Resistance of a hollow aluminum cylinder

[digitaleyes]

Homework Statement

A hollow aluminum cylinder is 2.50m long and has an inner radius of 3.20 cm and an outer radius of 4.60 cm. Treat each surface (inner, outer, and the two end faces) as an equipotential surface.

At room temperature, what will an ohmmeter read if it is connected between the inner and outer surfaces?

Homework Equations

R=4.60cm
r=3.20cm

R=$$\rho$$L/A

and possibly

R=($$\rho$$/2piL)*ln(R/r)

The Attempt at a Solution

Well, the first part of the question (not asked here) was to find the resistance from one end of the hollow cylinder to the other (the faces). I found that: 2.00*10^-5 $$\Omega$$s. The problem does not say that the current is flowing radially through the cylinder though, but is that to be assumed for doing this second part?
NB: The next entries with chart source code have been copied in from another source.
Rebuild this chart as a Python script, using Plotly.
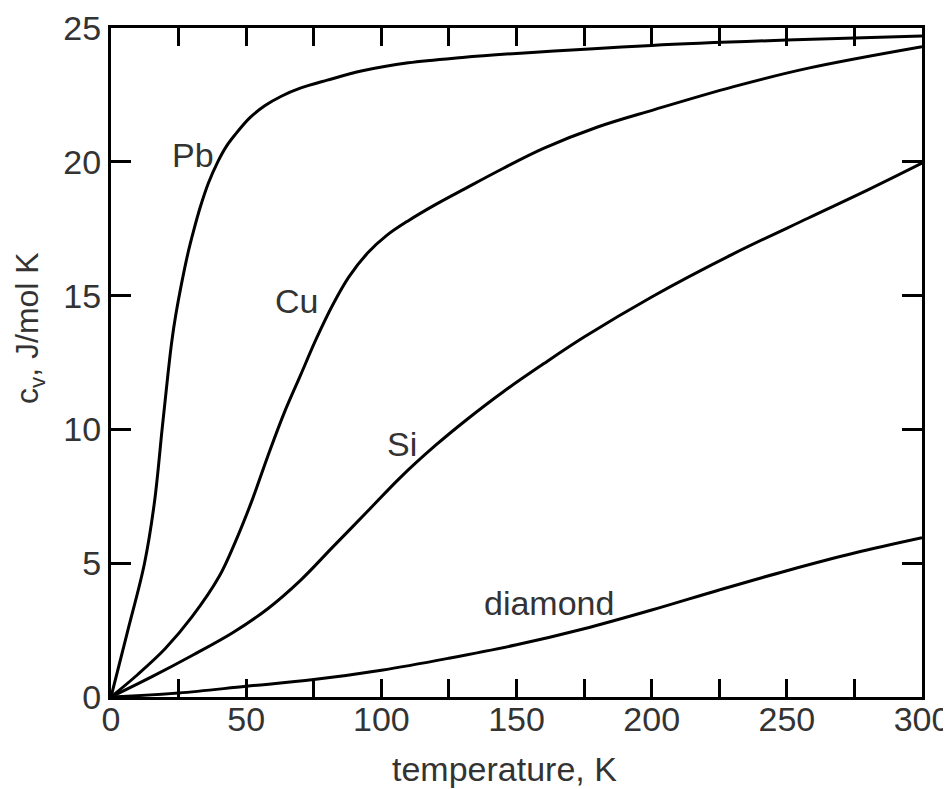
import plotly.graph_objects as go

# Temperature (K) and heat capacity c_v (J/mol K)
pb_T = [0, 6, 12.4, 16.1, 18.9, 21, 22.5, 24, 26, 28.5, 30.5, 33, 36, 39.5, 42.5, 45.8, 51.4, 57, 63, 70, 80, 93, 110, 130, 150, 200, 250, 300]
pb_cv = [0, 2.4, 5.0, 7.3, 10.0, 12.0, 13.3, 14.3, 15.4, 16.6, 17.4, 18.3, 19.2, 20.0, 20.55, 21.0, 21.65, 22.1, 22.45, 22.75, 23.05, 23.4, 23.7, 23.9, 24.05, 24.35, 24.55, 24.7]

cu_T = [0, 10, 20, 30, 40, 46, 52, 58, 64, 70, 76, 82, 88, 95, 102, 110, 120, 131, 145, 160, 180, 201, 230, 258, 300]
cu_cv = [0, 0.85, 1.8, 3.0, 4.5, 5.8, 7.3, 9.0, 10.6, 12.0, 13.4, 14.65, 15.7, 16.6, 17.25, 17.8, 18.4, 19.0, 19.75, 20.5, 21.3, 21.95, 22.8, 23.5, 24.3]

si_T = [0, 15, 30, 45, 58, 70, 82, 95, 107, 120, 132, 145, 160, 175, 200, 230, 258, 280, 300]
si_cv = [0, 0.75, 1.55, 2.4, 3.3, 4.35, 5.6, 6.95, 8.2, 9.4, 10.4, 11.4, 12.45, 13.45, 14.95, 16.55, 17.9, 18.95, 19.95]

dia_T = [0, 25, 50, 75, 100, 125, 150, 175, 200, 225, 250, 275, 300]
dia_cv = [0, 0.15, 0.4, 0.65, 1.0, 1.45, 1.95, 2.55, 3.25, 4.0, 4.72, 5.38, 5.95]

# Curve labels and their positions
label_text = ["Pb", "Cu", "Si", "diamond"]
label_T = [30.3, 68.6, 107.5, 162]
label_cv = [20.25, 14.8, 9.45, 3.5]

x_title = "temperature, K"
y_title = "c<sub>v</sub>, J/mol K"

x_tickvals = [0, 25, 50, 75, 100, 125, 150, 175, 200, 225, 250, 275, 300]
x_ticktext = ["0", "", "50", "", "100", "", "150", "", "200", "", "250", "", "300"]
y_tickvals = [0, 5, 10, 15, 20, 25]
y_ticktext = ["0", "5", "10", "15", "20", "25"]

FONT = "Liberation Sans, Arial, Helvetica, sans-serif"
TXT = "#333333"
FS = 34

fig = go.Figure()
for T, cv in [(pb_T, pb_cv), (cu_T, cu_cv), (si_T, si_cv), (dia_T, dia_cv)]:
    fig.add_trace(go.Scatter(
        x=T, y=cv, mode="lines",
        line=dict(color="black", width=3, shape="spline", smoothing=1.0),
        showlegend=False, hoverinfo="skip", cliponaxis=True,
    ))

for t, x, y in zip(label_text, label_T, label_cv):
    fig.add_annotation(x=x, y=y, text=t, showarrow=False,
                       font=dict(family=FONT, size=FS, color=TXT),
                       xanchor="center", yanchor="middle")

# Axis titles (placed as paper-anchored text to match the original's offsets)
fig.add_annotation(xref="paper", yref="paper", x=0.4858, y=-0.107, text=x_title,
                   showarrow=False, font=dict(family=FONT, size=FS, color=TXT),
                   xanchor="center", yanchor="middle")
fig.add_annotation(xref="paper", yref="paper", x=-0.0999, y=0.5516, text=y_title,
                   showarrow=False, textangle=-90, font=dict(family=FONT, size=32, color=TXT),
                   xanchor="center", yanchor="middle")

axis_common = dict(
    showline=True, linecolor="black", linewidth=3, mirror="ticks",
    ticks="inside", tickcolor="black", tickwidth=2.5,
    showgrid=False, zeroline=False,
    tickfont=dict(family=FONT, size=FS, color=TXT),
)

fig.update_xaxes(
    range=[0, 300], tickmode="array", tickvals=x_tickvals, ticktext=x_ticktext,
    ticklen=18, ticklabelstandoff=-10,
    **axis_common,
)
fig.update_yaxes(
    range=[0, 25], tickmode="array", tickvals=y_tickvals, ticktext=y_ticktext,
    ticklen=20, ticklabelstandoff=0,
    **axis_common,
)

fig.update_layout(
    width=943, height=781,
    margin=dict(l=103, r=29, t=20, b=92, autoexpand=False),
    paper_bgcolor="white", plot_bgcolor="white",
)

fig.write_html("out.html")
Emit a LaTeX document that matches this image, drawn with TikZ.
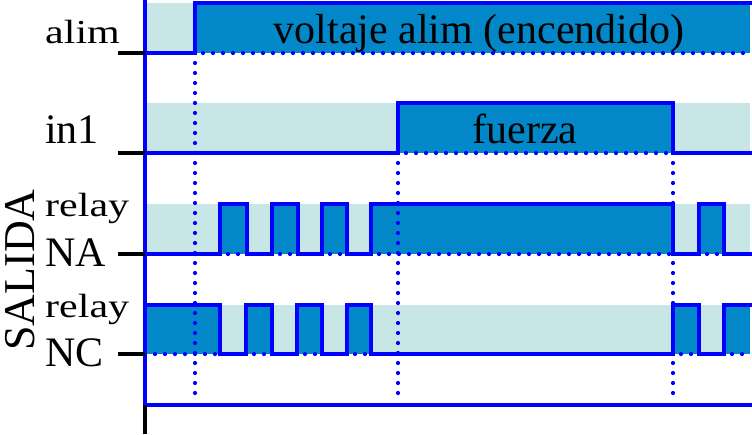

Or not? I plugged everything into the second equation, but the answer is wrong. Should the resistance be the same as it is from end to end? Is it 0?
*confused*

 

[haruspex]

It is a curious question. Connected exactly how to the two surfaces? Connection at infinitely small points will lead to infinite resistance, so it seems we must assume the contact is spread, equipotentially, across each entire cylindrical surface.

That should mean your second equation is appropriate. See e.g. https://www.miniphysics.com/uy1-resistance-of-a-cylindrical-resistor.html.
Can't say any more without seeing your working and/or answer.